L'infection est "circonscrite dans une province", placée sous quarantaine, et "il n'y a pas de panique superflue à avoir", a déclaré à la presse Fadéla Chaïb, porte-parole de l'OMS à Genève. Les autorités turques ont recensé six foyers avérés ou suspects dans les élevages de volailles de la région, alors que la maladie avait été éradiquée en décembre après une première contamination de volatiles dans l'ouest du pays. Une fille âgée de 11 ans est morte tôt vendredi. Il s'agit du troisième décès imputé à la grippe aviaire en Turquie, où semblent tomber les premières victimes humaines de la maladie hors d'Asie du sud-est. Les trois enfants, décédés en l'espace de cinq jours, sont membres de la même fratrie.
Le laboratoire national d'Ankara a établi qu'ils étaient porteurs d'un virus de grippe aviaire de la famille H5, de même que d'autres personnes hospitalisées à Van. Il reste à vérifier s'il s'agit bien de la souche asiatique du virus H5N1, celle qui a tué 74 personnes et des millions de volailles en Asie du sud-est depuis 2003. Des échantillons ont été envoyés dans un laboratoire londonien du réseau OMS, pour des analyses plus poussées dont les résultats sont attendus la semaine prochaine. Vingt-six personnes, selon les autorités turques, étaient traitées vendredi à l'hôpital de Van pour des symptômes semblables à ceux de la grippe aviaire. Trois d'entre elles étaient dans un état grave.
Les malades sont soignés au Tamiflu, le seul médicament antiviral susceptible d'être efficace contre la grippe aviaire s'il est administré dès l'apparition des symptômes. Une équipe de cinq experts (un virologue, un épidémiologiste, un vétérinaire épidémiologiste, un spécialiste du contrôle des épidémies et un expert de santé publique) devait atteindre Van dans la journée de vendredi, a indiqué l'OMS. Ils devaient tenter de déterminer comment toutes ces personnes ont pu être contaminées dans un laps de temps aussi court. "La première hypothèse de travail, c'est que les enfants ont touché, joué avec des poulets malades et été infectés de cette façon-là", a estimé la porte-parole de l'OMS.

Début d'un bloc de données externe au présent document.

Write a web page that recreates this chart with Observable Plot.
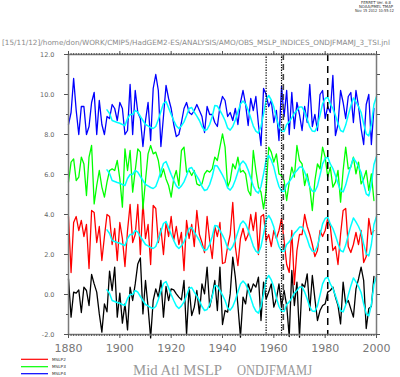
<!DOCTYPE html>
<html><head><meta charset="utf-8">
<script src="https://cdn.jsdelivr.net/npm/d3@7"></script>
<script src="https://cdn.jsdelivr.net/npm/@observablehq/plot@0.6"></script>
<style>
body{margin:0;background:#fff;}
#wrap{position:relative;width:400px;height:377px;overflow:hidden;}
#chart{position:absolute;left:0;top:0;}
.ov{position:absolute;left:0;top:0;pointer-events:none;}
</style></head><body>
<div id="wrap"><div id="chart"></div>
<svg class="ov" width="400" height="377" font-family="DejaVu Sans, sans-serif">
  <text x="2" y="45" font-size="7.2" fill="#8a8a8a" textLength="388" lengthAdjust="spacingAndGlyphs">[15/11/12]/home/don/WORK/CMIP5/HadGEM2-ES/ANALYSIS/AMO/OBS_MSLP_INDICES_ONDJFMAMJ_3_TSI.jnl</text>
  <g font-size="4" fill="#333">
    <text x="361" y="4.4" textLength="30" lengthAdjust="spacingAndGlyphs">FERRET Ver. 6.8</text>
    <text x="359" y="8.4" textLength="34" lengthAdjust="spacingAndGlyphs">NOAA/PMEL TMAP</text>
    <text x="355" y="12.4" textLength="39" lengthAdjust="spacingAndGlyphs">Nov 15 2012 10:55:12</text>
  </g>
  <g font-family="Liberation Serif, serif" font-size="14" fill="#999">
    <text x="133" y="375.3" textLength="89" lengthAdjust="spacingAndGlyphs">Mid Atl MSLP</text>
    <text x="237" y="375.3" textLength="75" lengthAdjust="spacingAndGlyphs">ONDJFMAMJ</text>
  </g>
  <g id="legend" font-size="4.2" fill="#222"></g>
</svg>
</div>
<script>
// ---- data (annual values, 1880-1999) ----
const startYear = 1880;
const mslp1 = [0.78,-1.13,0.12,0.07,0.23,-0.9,0.37,0.2,-0.55,1.0,
 0.53,0.12,-0.97,-1.88,-0.47,-0.87,1.17,0.2,1.37,-1.13,
 0.07,-1.43,-0.47,-1.77,0.37,-0.3,0.53,1.53,1.83,-0.97,
 0.7,-0.63,-2.17,-0.3,0.28,-0.13,0.7,-1.13,0.4,-0.3,
 0.28,0.23,0.03,-0.13,-0.27,0.7,-2.0,0.37,-1.05,-0.63,
 0.2,-0.97,0.53,0.03,1.37,-0.63,-0.05,0.7,-0.8,1.37,
 -1.5,-0.8,-0.88,0.03,1.87,0.87,-0.55,-2.13,-0.13,-0.47,
 0.53,0.12,0.53,0.37,0.87,-1.3,0.62,-0.22,0.12,0.53,
 -0.63,-0.22,0.53,-0.63,0.2,-0.55,-2.1,1.2,-0.55,0.62,
 -2.13,0.53,0.37,1.03,-0.8,0.95,-0.22,-1.3,-0.8,-0.55,
 -0.47,0.12,0.2,0.37,-0.13,-0.55,-1.47,0.62,-0.47,-0.3,
 -0.72,-1.13,0.28,0.78,1.37,0.7,-1.7,-0.7,-0.6,0.9];
const mslp2 = [3.9,1.1,3.6,3.9,3.2,3.7,2.9,3.5,1.3,4.2,
 4.1,2.6,3.4,1.7,2.9,4.0,3.9,2.5,3.3,1.7,
 3.6,2.8,1.4,3.2,4.5,2.6,3.0,4.5,2.0,4.6,
 2.8,3.5,1.5,4.45,4.3,2.6,3.3,2.0,3.6,2.9,
 3.9,2.7,3.4,2.5,3.1,1.2,3.7,2.8,3.5,2.4,
 4.2,3.0,2.6,2.1,3.9,2.7,1.8,3.4,2.9,3.6,
 1.55,1.6,2.4,3.0,4.6,2.4,1.45,2.8,3.3,2.7,
 3.0,4.0,3.2,4.1,2.0,3.9,4.0,2.7,3.0,2.4,
 3.2,2.8,3.2,3.8,2.7,1.5,1.1,3.2,0.5,2.2,
 3.0,3.0,4.0,3.4,3.0,2.5,1.9,2.2,3.2,2.9,
 3.2,3.8,3.4,2.2,2.4,1.5,3.0,4.2,4.3,2.4,
 2.1,2.5,3.1,2.5,3.2,1.6,1.9,3.8,3.0,3.2];
const mslp3 = [5.62,6.62,6.78,5.7,5.87,6.87,6.53,4.95,6.87,7.45,
 4.53,5.45,6.2,5.37,4.87,5.62,6.2,6.28,6.2,6.7,
 5.78,4.37,7.28,6.2,7.2,5.12,6.2,7.28,7.12,4.28,
 5.7,7.03,7.45,7.03,7.12,6.7,5.87,6.28,5.78,5.45,
 4.87,5.78,6.2,5.45,7.2,7.37,6.12,6.2,5.95,6.2,
 5.53,5.45,5.53,6.03,6.2,6.12,6.28,6.87,6.7,7.37,
 8.03,7.37,5.37,5.7,6.53,6.28,6.87,6.12,6.2,6.03,
 5.2,4.95,7.2,6.2,5.37,5.12,4.28,5.2,7.37,7.12,
 6.62,7.03,6.03,5.95,5.7,4.7,5.62,6.37,5.87,7.45,
 6.7,6.53,5.45,6.03,5.37,4.2,5.7,6.53,6.28,7.37,
 6.87,5.87,6.37,5.37,5.62,6.2,4.62,6.2,7.37,6.28,
 6.37,6.87,6.03,6.62,5.53,5.78,6.2,5.2,6.03,4.7];
const mslp4 = [8.5,9.1,10.8,9.2,8.0,9.4,9.4,8.0,8.4,9.6,
 10.1,8.0,9.7,8.5,8.0,8.9,8.8,9.5,9.3,8.7,
 9.6,9.3,8.0,8.2,10.5,8.0,10.2,9.1,8.8,7.4,
 8.7,9.6,7.7,10.3,11.0,10.2,7.4,8.9,10.45,9.8,
 9.3,8.5,7.9,8.0,8.6,9.3,9.6,9.1,9.0,9.2,
 9.5,9.2,8.9,8.1,9.4,9.0,9.0,8.6,8.4,9.4,
 9.9,9.7,8.9,9.1,8.7,9.3,8.5,9.6,10.2,9.5,
 8.45,9.8,9.2,9.9,8.5,7.45,10.3,10.0,9.4,9.7,
 8.6,9.2,7.7,10.4,8.9,10.2,8.0,10.1,8.3,9.6,
 9.0,8.2,9.4,8.6,10.5,8.4,9.0,8.2,10.0,10.2,
 8.8,9.4,9.1,10.95,7.95,8.5,10.2,9.6,8.8,9.9,
 10.1,8.6,10.2,9.4,8.3,7.5,9.5,10.0,7.5,9.3];
// smoothed index (cyan), 1895-2000, drawn in each band
const smoothStart = 1895;
const smooth = [0.23,0.05,-0.3,-0.35,-0.4,-0.44,-0.5,-0.55,-0.2,0.0,
 0.0,0.2,0.12,-0.1,-0.3,-0.5,-0.57,-0.65,-0.7,-0.6,
 -0.25,0.15,0.55,0.65,0.33,0.0,-0.3,-0.57,-0.7,-0.57,
 -0.37,-0.05,0.3,0.35,0.12,-0.08,-0.3,-0.6,-0.8,-0.75,
 -0.5,-0.1,0.45,0.42,0.2,-0.03,-0.3,-0.67,-0.78,-0.6,
 -0.27,0.13,0.53,0.67,0.53,0.22,-0.18,-0.58,-0.83,-0.93,
 -0.6,0.03,0.73,0.95,0.73,0.37,-0.17,-0.6,-0.83,-0.85,
 -0.5,-0.37,-0.17,0.07,0.2,0.37,0.37,0.13,-0.22,-0.62,
 -0.83,-0.85,-0.57,-0.03,0.53,0.8,0.87,0.53,0.3,-0.05,
 -0.45,-0.8,-0.87,-0.53,-0.03,0.43,0.83,0.63,0.4,0.1,
 -0.47,-0.97,-1.07,-0.5,0.5,0.9];
const bandOffsets = [0, 3, 6, 9];
const seriesColors = ["#000000", "#ff0000", "#00ff00", "#0000ff"];
const eventDotted = [1957, 1963];
const eventDashedGrey = [1963.7];
const eventDashed = [1981];
const xTicksMajor = [1880,1900,1920,1940,1960,1980,2000];
const yTicksMajor = [-2,0,2,4,6,8,10,12];
const legendNames = ["MSLP2","MSLP3","MSLP4"];
const legendColors = ["#ff0000","#00ff00","#0000ff"];

const toRows = (arr, y0, off = 0) => arr.map((v, i) => ({year: y0 + i, v: v + off}));
const series = [mslp1, mslp2, mslp3, mslp4];

const chart = Plot.plot({
  width: 400, height: 377,
  marginLeft: 68, marginRight: 24, marginTop: 54, marginBottom: 43,
  style: {background: "transparent", fontFamily: "DejaVu Sans, sans-serif"},
  x: {domain: [1880, 2000]},
  y: {domain: [-2, 12]},
  marks: [
    ...series.map((s, i) => Plot.line(toRows(s, startYear), {x: "year", y: "v", stroke: seriesColors[i], strokeWidth: 1.3})),
    ...bandOffsets.map(o => Plot.line(toRows(smooth, smoothStart, o), {x: "year", y: "v", stroke: "#00ffff", strokeWidth: 1.5})),
    Plot.ruleX(eventDotted, {stroke: "#000", strokeWidth: 1.2, strokeDasharray: "1.3,1.3"}),
    Plot.ruleX(eventDashedGrey, {stroke: "#444", strokeWidth: 1.6, strokeDasharray: "6,4"}),
    Plot.ruleX(eventDashed, {stroke: "#000", strokeWidth: 1.5, strokeDasharray: "7,5"}),
    Plot.frame({stroke: "#7a7a7a", strokeWidth: 1.5}),
    Plot.axisX({anchor: "bottom", ticks: d3.range(1880, 2001), tickSize: 2, tickFormat: () => "", stroke: "#555", label: null}),
    Plot.axisX({anchor: "top", ticks: d3.range(1880, 2001), tickSize: 2, tickFormat: () => "", stroke: "#555", label: null}),
    Plot.axisX({anchor: "bottom", ticks: xTicksMajor, tickSize: 4, tickPadding: 6, tickFormat: d => String(d), fontSize: 11, color: "#777", stroke: "#555", label: null}),
    Plot.axisX({anchor: "top", ticks: xTicksMajor, tickSize: 4, tickFormat: () => "", stroke: "#555", label: null}),
    Plot.axisY({anchor: "left", ticks: d3.range(-2, 13), tickSize: 2, tickFormat: () => "", stroke: "#555", label: null}),
    Plot.axisY({anchor: "left", ticks: yTicksMajor, tickSize: 4, tickPadding: 10, tickFormat: d => d.toFixed(1), fontSize: 6.5, color: "#666", stroke: "#555", label: null}),
    Plot.axisY({anchor: "right", ticks: d3.range(-2, 13), tickSize: 3, tickFormat: () => "", stroke: "#555", label: null})
  ]
});
document.getElementById("chart").appendChild(chart);

const ns = "http://www.w3.org/2000/svg";
const lg = document.getElementById("legend");
const ys = [359.3, 366.7, 373.7];
legendNames.forEach((n, i) => {
  const ln = document.createElementNS(ns, "line");
  ln.setAttribute("x1", 21); ln.setAttribute("x2", 48);
  ln.setAttribute("y1", ys[i]); ln.setAttribute("y2", ys[i]);
  ln.setAttribute("stroke", legendColors[i]); ln.setAttribute("stroke-width", 1.2);
  lg.appendChild(ln);
  const t = document.createElementNS(ns, "text");
  t.setAttribute("x", 52); t.setAttribute("y", ys[i] + 1.5);
  t.textContent = n;
  lg.appendChild(t);
});
</script>
</body></html>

Dans cette région pauvre de la Turquie, extrêmement froide en hiver, les familles vivent souvent sous le même toit que la volaille. C'est par les excrétions des volatiles malades (salive, fientes) que se transmet le virus. La transmission d'animal à humain semblait jusqu'à présent très difficile: on relevait en effet seulement 142 cas d'infections humaines au 30 décembre 2005, pour des millions de volailles atteintes. Les scientifiques n'ont pas réussi à établir pourquoi certaines personnes sont contaminées, tandis que la majorité reste indemne. Les experts examineront aussi l'éventualité d'une contamination inter-humaine, qui signalerait une mutation du virus en une forme adaptée à l'humain et le début d'une épidémie potentiellement catastrophique. Il faut pour cela des analyses très poussées sur la structure génétique du virus. Les scientifiques attendent également la première preuve que c'est bien le H5N1 qui a entraîné mort d'homme. Jusqu'à présent, en Asie du sud-est, les circonstances ne se sont pas prêtées à des recherches d'autres agents pathogènes dans le corps des victimes.